Not only was Jesus “born of woman” and a human just like us, he was a person that grew up Jewish and was required to obey God’s law. “Under the law” is the idea of being under the authority of the law, or in other words, required to obey it. It’s similar to how a parent tells his teenager, “As long as you live under my roof, you have to do as I say.” Even people that aren’t Jewish are required to obey God’s law. Everyone knows murder is wrong, either because their own conscience tells them so, or the laws of the government say so.

The main idea of the book of Galatians is that only Jesus saves; we can’t save ourselves by being good or religious. Jesus earned our salvation by his obedience to the law and his obedience to God as seen in his death on the cross. We can never be obedient enough to earn our salvation. Paul writes is Galatians 2:16, “We know that a person is not justified by works of the law but through faith in Jesus Christ.”

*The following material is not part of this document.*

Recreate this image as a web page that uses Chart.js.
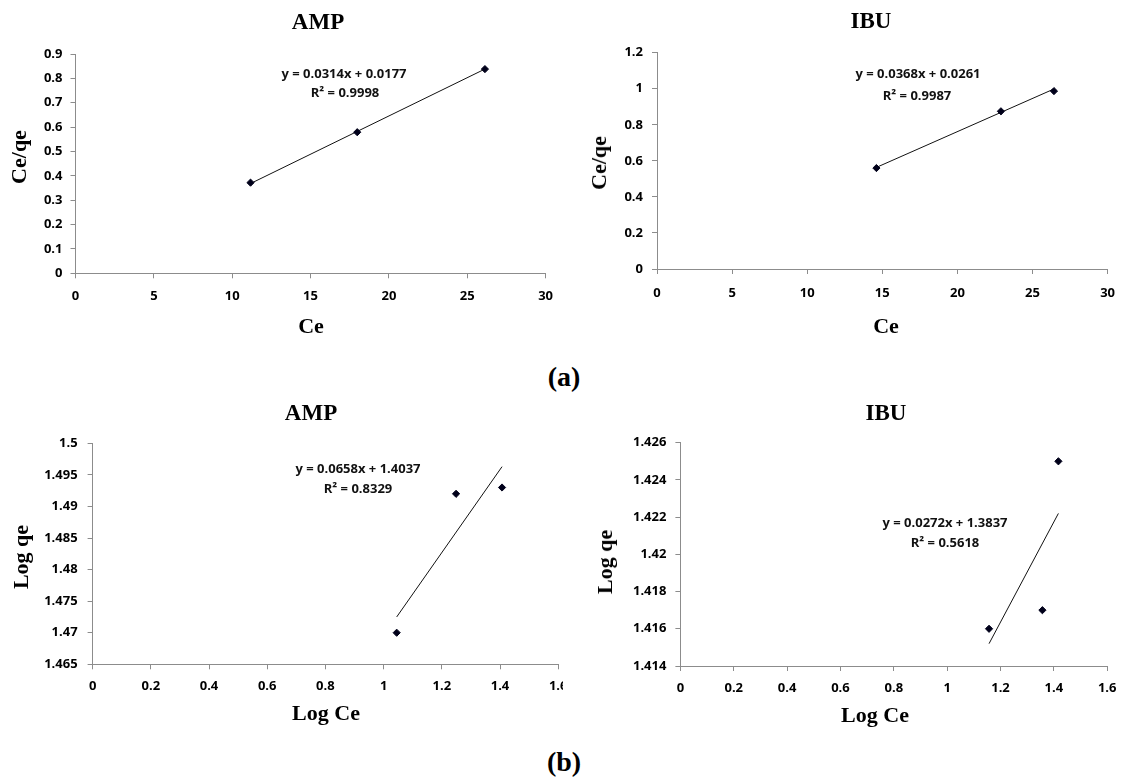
<!DOCTYPE html>
<html><head><meta charset="utf-8">
<script src="https://cdn.jsdelivr.net/npm/chart.js@4"></script>
<style>
html,body{margin:0;padding:0;background:#fff;}
#page{position:relative;width:1126px;height:778px;overflow:hidden;background:#fff;}
canvas{position:absolute;}
.t{position:absolute;transform:translate(-50%,-50%);white-space:nowrap;font-family:'Liberation Serif','Times New Roman',serif;font-weight:bold;color:#000;line-height:1;}
.rot{transform:translate(-50%,-50%) rotate(-90deg);}
.eq{position:absolute;transform:translate(-50%,-50%);white-space:nowrap;font-family:'Open Sans',sans-serif;font-weight:bold;font-size:13px;color:#111;line-height:1;}
</style></head>
<body>
<div id="page">
<canvas id="c1" width="563" height="345" style="left:0;top:0;"></canvas>
<canvas id="c2" width="563" height="345" style="left:563px;top:0;"></canvas>
<canvas id="c3" width="620" height="345" style="left:0;top:395px;"></canvas>
<canvas id="c4" width="563" height="345" style="left:563px;top:395px;background:#fff;z-index:2;"></canvas>

<div class="t" style="left:318px;top:21px;font-size:23px;">AMP</div>
<div class="t" style="left:871px;top:20px;font-size:23px;">IBU</div>
<div class="t" style="left:311px;top:412px;font-size:23px;z-index:3;">AMP</div>
<div class="t" style="left:886px;top:412px;font-size:23px;z-index:3;">IBU</div>

<div class="t rot" style="left:19px;top:157px;font-size:22px;">Ce/qe</div>
<div class="t" style="left:311px;top:326px;font-size:22px;">Ce</div>
<div class="t rot" style="left:599px;top:163px;font-size:22px;">Ce/qe</div>
<div class="t" style="left:886px;top:326px;font-size:22px;">Ce</div>
<div class="t rot" style="left:21px;top:557px;font-size:22px;">Log qe</div>
<div class="t" style="left:326px;top:713px;font-size:22px;">Log Ce</div>
<div class="t rot" style="left:605px;top:562px;font-size:22px;z-index:3;">Log qe</div>
<div class="t" style="left:875px;top:715px;font-size:22px;z-index:3;">Log Ce</div>

<div class="eq" style="left:344px;top:73px;">y = 0.0314x + 0.0177</div>
<div class="eq" style="left:345px;top:92px;">R² = 0.9998</div>
<div class="eq" style="left:918px;top:73px;">y = 0.0368x + 0.0261</div>
<div class="eq" style="left:917px;top:95px;">R² = 0.9987</div>
<div class="eq" style="left:358px;top:468px;">y = 0.0658x + 1.4037</div>
<div class="eq" style="left:358px;top:488px;">R² = 0.8329</div>
<div class="eq" style="left:945px;top:522px;z-index:3;">y = 0.0272x + 1.3837</div>
<div class="eq" style="left:945px;top:542px;z-index:3;">R² = 0.5618</div>

<div class="t" style="left:564px;top:377px;font-size:28px;">(a)</div>
<div class="t" style="left:564px;top:762px;font-size:28px;">(b)</div>
</div>
<script>
// ---- data: Langmuir (a) ----
const ampLangCe = [11.17, 17.98, 26.13];
const ampLangCeQe = [0.372, 0.579, 0.838];
const ampLangTrendX = [11.17, 26.13];
const ampLangTrendY = [0.3684, 0.8382];

const ibuLangCe = [14.61, 22.90, 26.43];
const ibuLangCeQe = [0.560, 0.875, 0.987];
const ibuLangTrendX = [14.61, 26.43];
const ibuLangTrendY = [0.5637, 0.9987];

// ---- data: Freundlich (b) ----
const ampFreLogCe = [1.045, 1.249, 1.407];
const ampFreLogQe = [1.470, 1.492, 1.493];
const ampFreTrendX = [1.045, 1.407];
const ampFreTrendY = [1.4725, 1.4963];

const ibuFreLogCe = [1.157, 1.357, 1.417];
const ibuFreLogQe = [1.416, 1.417, 1.425];
const ibuFreTrendX = [1.157, 1.417];
const ibuFreTrendY = [1.4152, 1.4222];

// ---- tick labels ----
const langXTicks = ['0','5','10','15','20','25','30'];
const ampLangYTicks = ['0','0.1','0.2','0.3','0.4','0.5','0.6','0.7','0.8','0.9'];
const ibuLangYTicks = ['0','0.2','0.4','0.6','0.8','1','1.2'];
const freXTicks = ['0','0.2','0.4','0.6','0.8','1','1.2','1.4','1.6'];
const ampFreYTicks = ['1.465','1.47','1.475','1.48','1.485','1.49','1.495','1.5'];
const ibuFreYTicks = ['1.414','1.416','1.418','1.42','1.422','1.424','1.426'];

const AXIS = '#8c8c8c';
const TICKFONT = {family:"'Open Sans', sans-serif", weight:'bold', size:13};

function pairs(xs, ys){ return xs.map((x,i)=>({x:x, y:ys[i]})); }

function makeChart(id, px, py, tx, ty, xT, yT, lay){
  const xs = xT.map(parseFloat), ys = yT.map(parseFloat);
  return new Chart(document.getElementById(id), {
    type:'scatter',
    data:{datasets:[
      {data:pairs(px,py), pointStyle:'rectRot', pointRadius:3.6, backgroundColor:'#00001a', borderColor:'#00001a', borderWidth:1, showLine:false},
      {data:pairs(tx,ty), showLine:true, pointRadius:0, borderColor:'#111', borderWidth:1, fill:false}
    ]},
    options:{
      responsive:false, animation:false, devicePixelRatio:1,
      layout:{padding:{top:lay.top, left:0, right:lay.right, bottom:lay.bottom}},
      plugins:{legend:{display:false}, tooltip:{enabled:false}, title:{display:false}},
      scales:{
        x:{type:'linear', position:'bottom', min:xs[0], max:xs[xs.length-1],
           afterBuildTicks:s=>{s.ticks = xs.map(v=>({value:v}));},
           afterFit:s=>{s.height = 40;},
           ticks:{callback:(v,i)=>xT[i], padding:lay.xPad, color:'#000', font:TICKFONT, maxRotation:0, autoSkip:false},
           grid:{drawOnChartArea:false, tickLength:5, color:AXIS, tickColor:AXIS},
           border:{color:AXIS, width:1}},
        y:{type:'linear', position:'left', min:ys[0], max:ys[ys.length-1],
           afterBuildTicks:s=>{s.ticks = ys.map(v=>({value:v}));},
           afterFit:s=>{s.width = lay.yW;},
           ticks:{callback:(v,i)=>yT[i], padding:lay.yPad, color:'#000', font:TICKFONT, autoSkip:false},
           grid:{drawOnChartArea:false, tickLength:5, color:AXIS, tickColor:AXIS},
           border:{color:AXIS, width:1}}
      }
    }
  });
}

makeChart('c1', ampLangCe, ampLangCeQe, ampLangTrendX, ampLangTrendY, langXTicks, ampLangYTicks,
  {top:54, right:17, bottom:31.7, yW:75.5, xPad:10, yPad:8});
makeChart('c2', ibuLangCe, ibuLangCeQe, ibuLangTrendX, ibuLangTrendY, langXTicks, ibuLangYTicks,
  {top:52.7, right:17, bottom:36, yW:94, xPad:11, yPad:9});
makeChart('c3', ampFreLogCe, ampFreLogQe, ampFreTrendX, ampFreTrendY, freXTicks, ampFreYTicks,
  {top:48.3, right:61.8, bottom:35.7, yW:92.6, xPad:9, yPad:10});
makeChart('c4', ibuFreLogCe, ibuFreLogQe, ibuFreTrendX, ibuFreTrendY, freXTicks, ibuFreYTicks,
  {top:47.7, right:15.5, bottom:34, yW:117.4, xPad:9.5, yPad:9});
</script>
</body></html>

We would have to obey God perfectly and constantly to save ourselves, and we cannot. “For all who rely on works of the law are under a curse; for it is written, “Cursed be everyone who does not abide by all things written in the Book of the Law, and do them” (Gal 3:10).

One of the things different about Jesus is that he could perfectly obey God’s law while no one else can. Jesus is “one who in every respect has been tempted as we are, yet without sin” (Heb. 4:15).

“To redeem those who were under the law”

Jesus came, God became a man, “the Word became flesh” (John 1:14), so that he could save us. The words “redeemed” or “redemption” are important in the Bible. It means to set free by paying a price, to pay a ransom. It was often used back then when referring to someone buying a slave to set them free. The Bible says that we are slaves to sin. Jesus said, “Everyone who practices sin is a slave to sin” (John 8:34).


In this passage, Paul is referring to how some people are choosing to be slaves to the law. By thinking they can obey the law and save themselves, they are making themselves slaves to something that they cannot obey. No one, except Jesus, can obey the law perfectly. Jesus came to set us free from sin and every religious belief that keeps us separated from God. “For freedom Christ has set us free; stand firm therefore, and do not submit again to a yoke of slavery” (Gal 5:1).  In chapter three Paul said, Christ redeemed us from the curse of the law by becoming a curse for us—for it is written, “Cursed is everyone who is hanged on a tree (crucified on a cross)” (Gal. 3:13).

As sinners, our only hope is for Jesus to save us through the price he paid by dying for us on the cross. “For all have sinned and fall short of the glory of God, and are justified by his grace as a gift, through the redemption that is in Christ Jesus” (Rom. 3:23-24).

“So that we might receive adoption as sons”

The Son of God came to earth as the newborn child of Mary, grew up and died on a cross, so that we can also become sons and daughters of God. Jesus didn’t just save us from the negative things, sin, death, and trying to save ourselves, but Jesus saved us for the positive results: “so that we might receive adoption as sons.”


Being a child of God brings positive benefits. We now have a heavenly father who loves us, takes care of us, listens to our prayers, and answers them. Before we were saved, we were not God’s children; we had no real relationship with him. Jesus has removed the separation of sin and trying to save ourselves, and we now have a relationship with God.

In the context, being a son or a daughter of God means that we are his heirs; as adopted children we receive the inheritance of all the blessings that God has prepared for us. If you are saved by Jesus, “you are heirs according to the promise” (Gal. 3:29). “So you are no longer a slave, but a son, and if a son, then an heir through God” (Gal. 4:7).  The only way you can be saved, become a child of God, is by trusting in Jesus and what he did for you on the cross, “for in Christ Jesus you are all sons of God, through faith” (Gal. 3:26).